Two years of intensive investigation on the part of the lawyers of Bernstein Litowitz Berger & Grossmann LLP, including retaining the services of high level expert statistical analysts, revealed that African-Americans were significantly under-represented in high level management jobs and caucasian employees were promoted more frequently and at far higher rates for comparable positions within the Company. The investigation also revealed the existence of a "secret" high potential list that was used for making promotion decisions. Not surprisingly, no African-Americans were included on that list. Finally, the affirmative action plan in place at Texaco was poorly implemented. There was little or no effort to attract and increase minority representation in higher level jobs. There were no procedures for validating subjective promotion criteria and assessing any disparate impact these procedures might have on African-Americans.
Throughout the investigation, the lawyers at Bernstein Litowitz Berger & Grossmann LLP spearheading the legal efforts on behalf of the plaintiffs sensed that documents potentially damaging to Texaco's litigation efforts were being withheld from valid document discovery demands. Their suspicions were confirmed when secret tape recordings of Texaco executives revealed not only grossly insensitive racial attitudes but also a willingness on the part of these executives to destroy and withhold sensitive internal human resources documents pertinent to the discrimination litigation. Those tapes were eventually revealed to the general public in November 1996.

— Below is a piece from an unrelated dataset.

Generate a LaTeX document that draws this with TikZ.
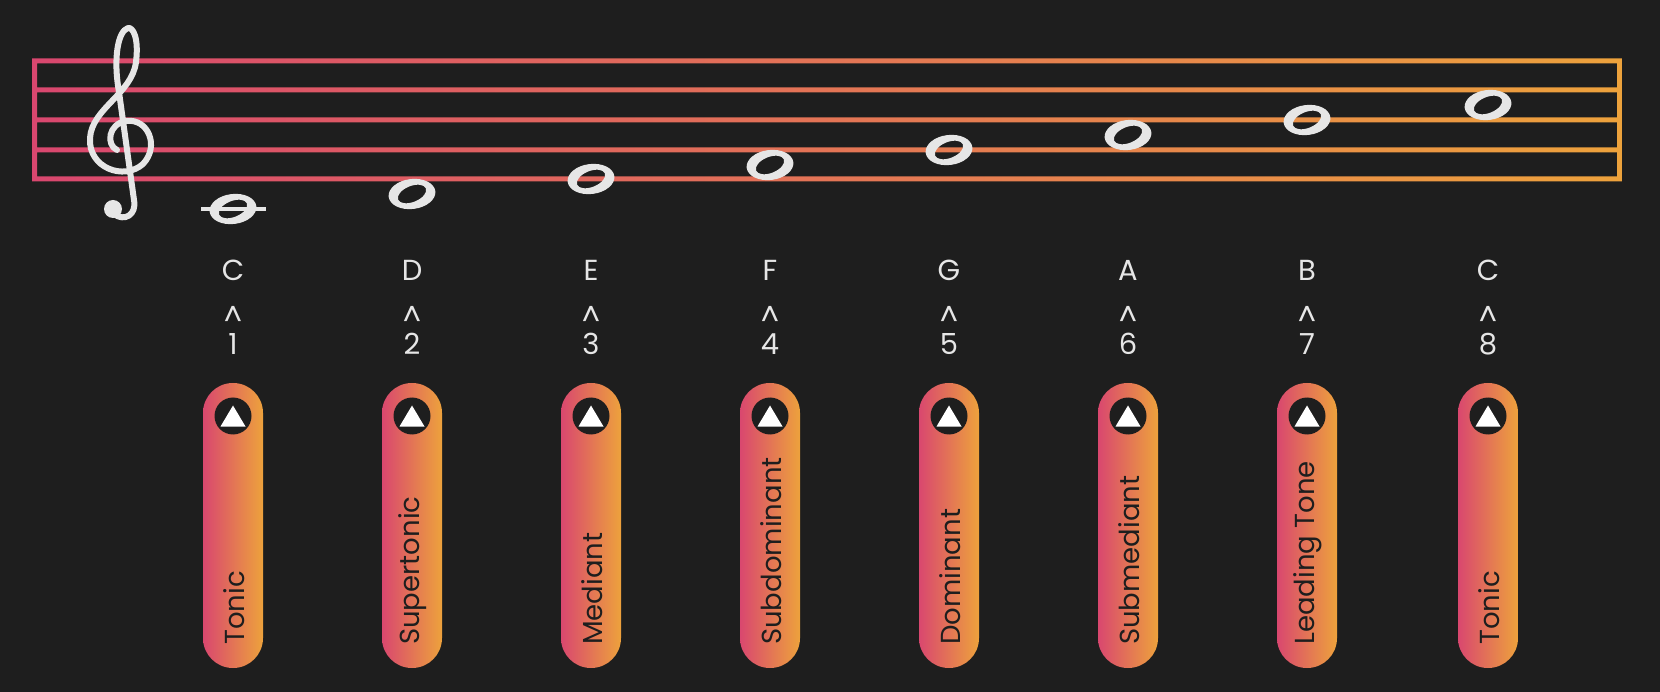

Public response to the content of the tapes was immediate. Public denunciation of the behavior of these executives followed by a national boycott of Texaco's products, produced a swift response from Texaco's Chairman, Peter Bijur, who publicly apologized to African-American employees for the comments and behavior of the company's executives and ordered a settlement of the discrimination litigation.
The Settlement Agreement achieved by the parties represented the single largest settlement in the history of employment race discrimination litigation. Texaco paid $115 million cash into the class fund, which was designated for distribution among the approximately 1,500 current and former employees. Furthermore, all current African-American Texaco employees in the class action received a one-time 10% salary increase totaling approximately $26.1 million. In addition, Texaco agreed to the creation of an independent Equality and Tolerance Task Force which was given broad powers over the company's anti-discrimination, affirmative action and diversity efforts. Finally, Texaco agreed to broad, company-wide diversity and sensitivity training for all employees.